The researchers found that, across all the files that they analysed, “the average difference between machine transcriptions and human transcriptions was around 11 characters per 100. That is, for every 100 characters in a transcription text, approximately 11 differed from one transcription method to the other.”
They also detected a “small but statistically significant” difference in Levenshtein distances between denominations. “Text taken from Catholic sermons, for example, had more inconsistency between transcripts than was true of those taken from evangelical Protestant sermons. And sermons from historically Black Protestant churches had significantly more inconsistency in transcriptions when compared with the other religious traditions.”
They continue, however: “While these differences were statistically significant, their magnitude was relatively small. Even for historically Black Protestant sermons — the tradition with the largest mismatch between machines and humans — the differences worked out to around just 15 characters per 100, or four more than the overall average.”
When it came to how accurately humans and machines transcribed regional accents, the researchers were surprised: they had expected machines to struggle most with Southern accents — but, in fact, “transcriptions of sermons from churches in the Midwest had significantly more inconsistency between machine and human transcriptions than those in other regions.”

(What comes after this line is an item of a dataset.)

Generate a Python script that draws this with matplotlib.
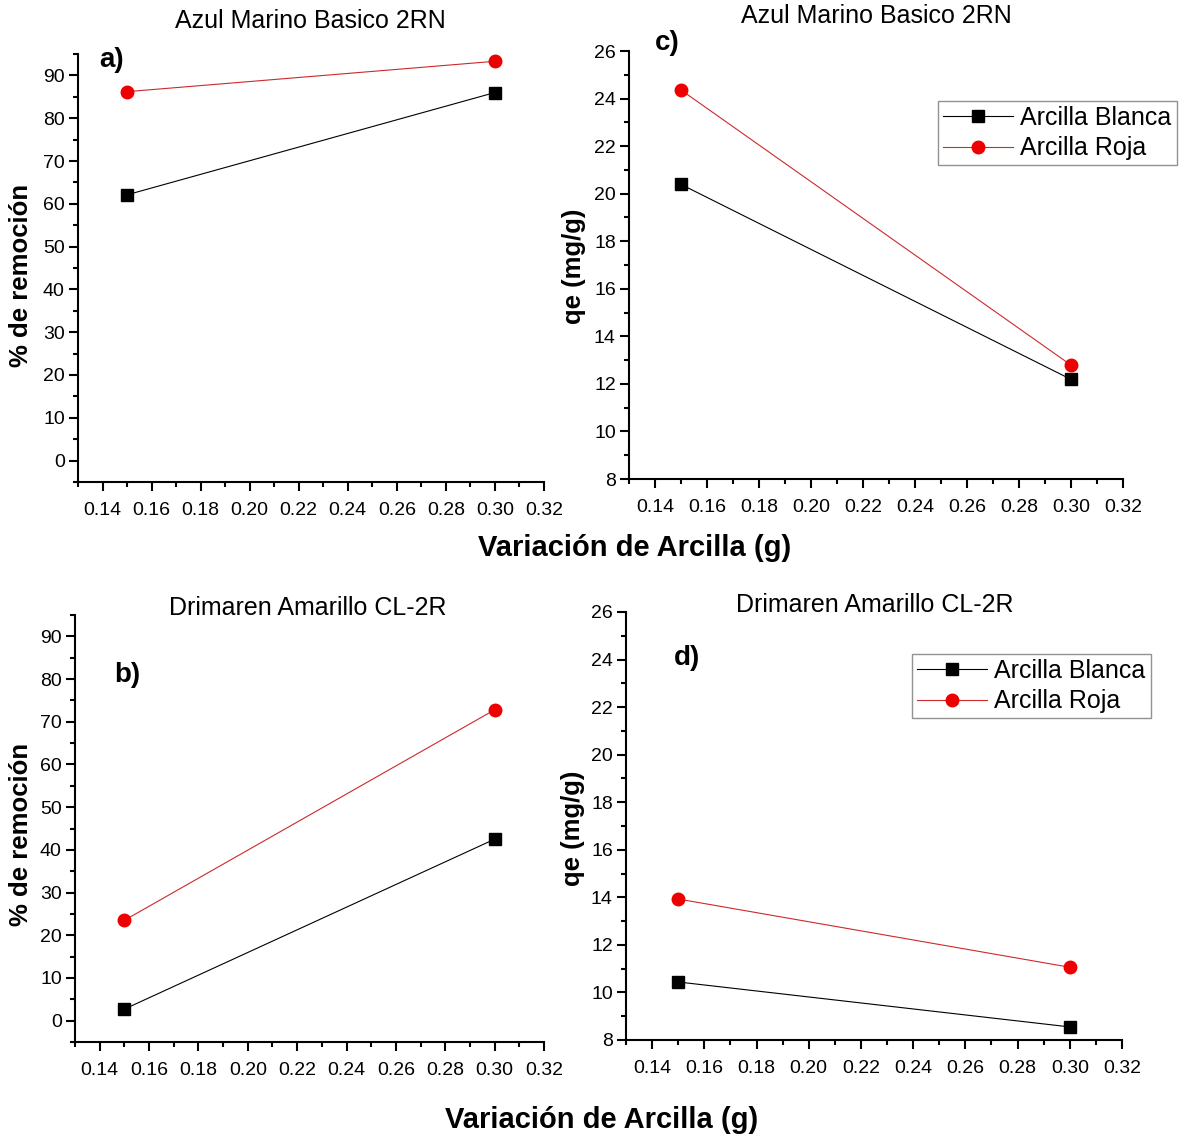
import numpy as np
import matplotlib
matplotlib.use('Agg')
import matplotlib.pyplot as plt
from matplotlib.ticker import MultipleLocator

plt.rcParams['font.family'] = ['Liberation Sans', 'DejaVu Sans']

# data
arcilla = [0.15, 0.30]

# Azul Marino Basico 2RN
rem_blanca_azul = [62.1, 86.0]
rem_roja_azul = [86.2, 93.3]
qe_blanca_azul = [20.39, 12.19]
qe_roja_azul = [24.36, 12.79]

# Drimaren Amarillo CL-2R
rem_blanca_ama = [2.7, 42.5]
rem_roja_ama = [23.5, 72.8]
qe_blanca_ama = [10.44, 8.55]
qe_roja_ama = [13.93, 11.06]

W, H = 1184, 1139
fig = plt.figure(figsize=(W / 100, H / 100), dpi=100)


def px_axes(left, top, right, bottom):
    return fig.add_axes([left / W, 1 - bottom / H, (right - left) / W, (bottom - top) / H])


def px_text(x, y, s, **kw):
    fig.text(x / W, 1 - y / H, s, ha='center', va='center', **kw)


def style_axes(ax, ylim, ymaj, ymin):
    ax.set_xlim(0.13, 0.32)
    ax.set_ylim(*ylim)
    ax.xaxis.set_major_locator(MultipleLocator(0.02))
    ax.xaxis.set_minor_locator(MultipleLocator(0.01))
    ax.yaxis.set_major_locator(MultipleLocator(ymaj))
    ax.yaxis.set_minor_locator(MultipleLocator(ymin))
    ax.xaxis.set_major_formatter(lambda v, p: '%.2f' % v)
    for s in ['top', 'right']:
        ax.spines[s].set_visible(False)
    for s in ['left', 'bottom']:
        ax.spines[s].set_linewidth(1.5)
    ax.tick_params(which='major', direction='out', length=6.5, width=1.5,
                   labelsize=14, pad=3)
    ax.tick_params(which='minor', direction='out', length=3.5, width=1.5)
    ax.tick_params(axis='x', which='major', pad=8)


def plot_pair(ax, blanca, roja):
    l1, = ax.plot(arcilla, blanca, color='black', lw=0.8, marker='s', ms=8,
                  mfc='black', mec='black', label='Arcilla Blanca')
    l2, = ax.plot(arcilla, roja, color='#cc2a2a', lw=0.8, marker='o', ms=9,
                  mfc='#ee0000', mec='#ee0000', label='Arcilla Roja')
    return l1, l2


def add_legend(ax, x, y):
    leg = ax.legend(loc='upper left', bbox_to_anchor=(x / W, 1 - y / H),
                    bbox_transform=fig.transFigure, fontsize=18, frameon=True,
                    fancybox=False, handlelength=2.8, handletextpad=0.3,
                    borderpad=0.2, labelspacing=0.25, borderaxespad=0)
    leg.get_frame().set_edgecolor('#777777')
    leg.get_frame().set_linewidth(1.0)


# a)
ax_a = px_axes(78, 54, 544, 482)
plot_pair(ax_a, rem_blanca_azul, rem_roja_azul)
style_axes(ax_a, (-5, 95), 10, 5)

# c)
ax_c = px_axes(629, 51, 1123, 479)
plot_pair(ax_c, qe_blanca_azul, qe_roja_azul)
style_axes(ax_c, (8, 26), 2, 1)
add_legend(ax_c, 938, 101)

# b)
ax_b = px_axes(75, 615, 544, 1042)
plot_pair(ax_b, rem_blanca_ama, rem_roja_ama)
style_axes(ax_b, (-5, 95), 10, 5)

# d)
ax_d = px_axes(626, 612, 1122, 1040)
plot_pair(ax_d, qe_blanca_ama, qe_roja_ama)
style_axes(ax_d, (8, 26), 2, 1)
add_legend(ax_d, 912, 654)

# titles
px_text(310, 21, 'Azul Marino Basico 2RN', fontsize=18)
px_text(876, 16, 'Azul Marino Basico 2RN', fontsize=18)
px_text(308, 608, 'Drimaren Amarillo CL-2R', fontsize=18)
px_text(875, 605, 'Drimaren Amarillo CL-2R', fontsize=18)

# panel letters
px_text(112, 60, 'a)', fontsize=20, fontweight='bold')
px_text(667, 43, 'c)', fontsize=20, fontweight='bold')
px_text(127, 675, 'b)', fontsize=20, fontweight='bold')
px_text(687, 658, 'd)', fontsize=20, fontweight='bold')

# axis labels
px_text(21, 275, '% de remoción', fontsize=18.5, fontweight='bold', rotation=90)
px_text(21, 834, '% de remoción', fontsize=18.5, fontweight='bold', rotation=90)
px_text(574, 266, 'qe (mg/g)', fontsize=18.5, fontweight='bold', rotation=90)
px_text(573, 828, 'qe (mg/g)', fontsize=18.5, fontweight='bold', rotation=90)
px_text(635, 548, 'Variación de Arcilla (g)', fontsize=21, fontweight='bold')
px_text(602, 1120, 'Variación de Arcilla (g)', fontsize=21, fontweight='bold')

plt.savefig('out.png', dpi=100)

The difference was not great, however: “Midwestern sermons, despite having the greatest inconsistency across regions, had only two more character differences per 100 characters than the overall average.”

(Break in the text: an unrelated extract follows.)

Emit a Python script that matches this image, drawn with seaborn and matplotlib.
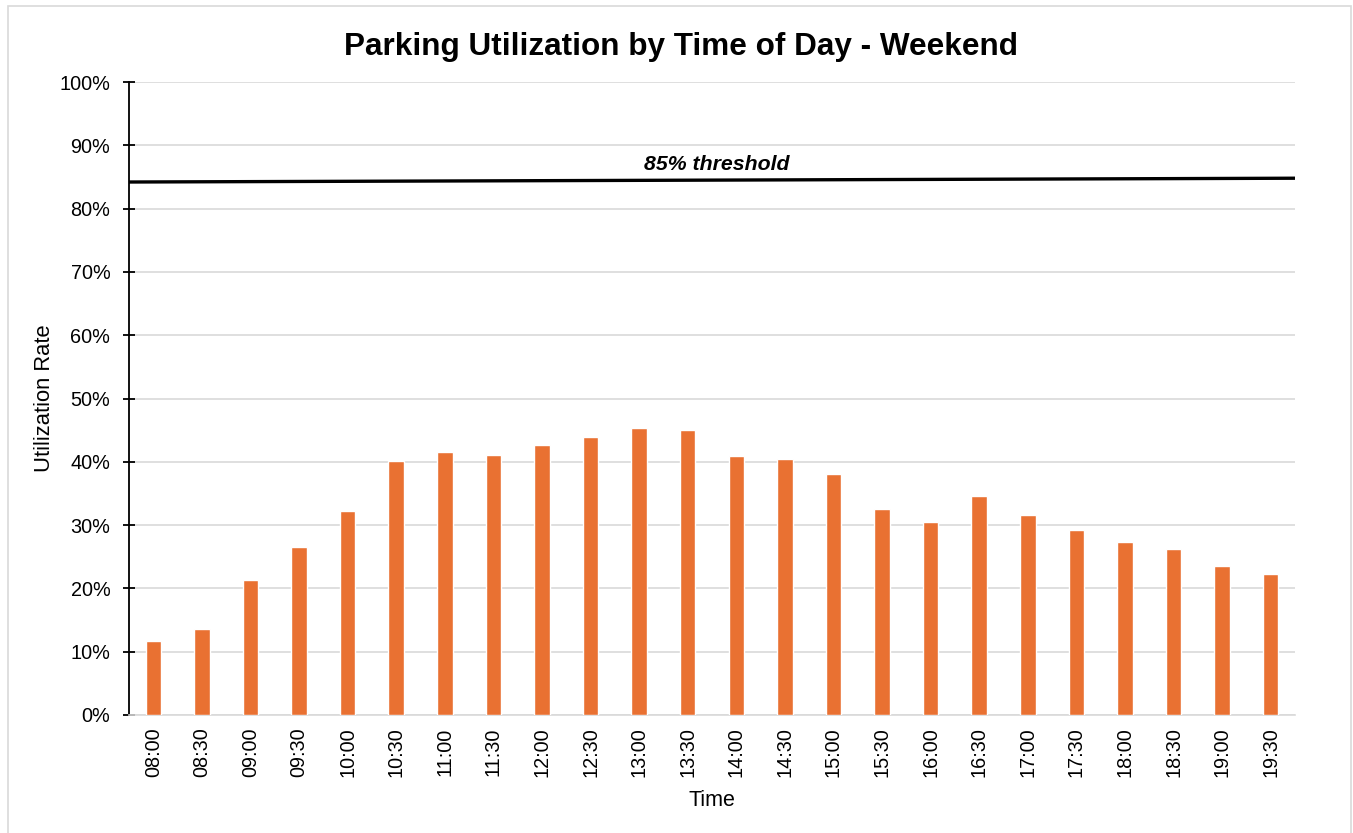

They are not sure why machines found Midwestern sermons more difficult to transcribe; but one factor, they write, might be “worse audio quality than those from other regions”.
The researchers conclude that “issues with transcription quality can be tied to the quality of the audio being transcribed — which presents challenges for humans and computers alike. . .
“By the same token, machine transcription may perform worse or better on certain accents or dialects — but that’s also true for human transcribers. When working with audio that has specialized vocabulary (in our case, religious terms), human transcribers sometimes made errors where machines did not. This is likely because a robust machine transcription service will have a larger dictionary of familiar terms than the average person. Similarly, we found that humans are more likely to make typos, something one will not run into with machine transcription.”
They warn, however, that “the reliability of machine transcription can sometimes backfire. When presented with a segment of tricky audio, for example, humans can determine that the text is ‘unintelligible.’ A machine, on the other hand, will try to match the sounds it hears as closely as possible to a word it knows with little to no regard for grammar or intelligibility. While this might produce a phonetically similar transcription, it may deviate far from what the speaker truly said.”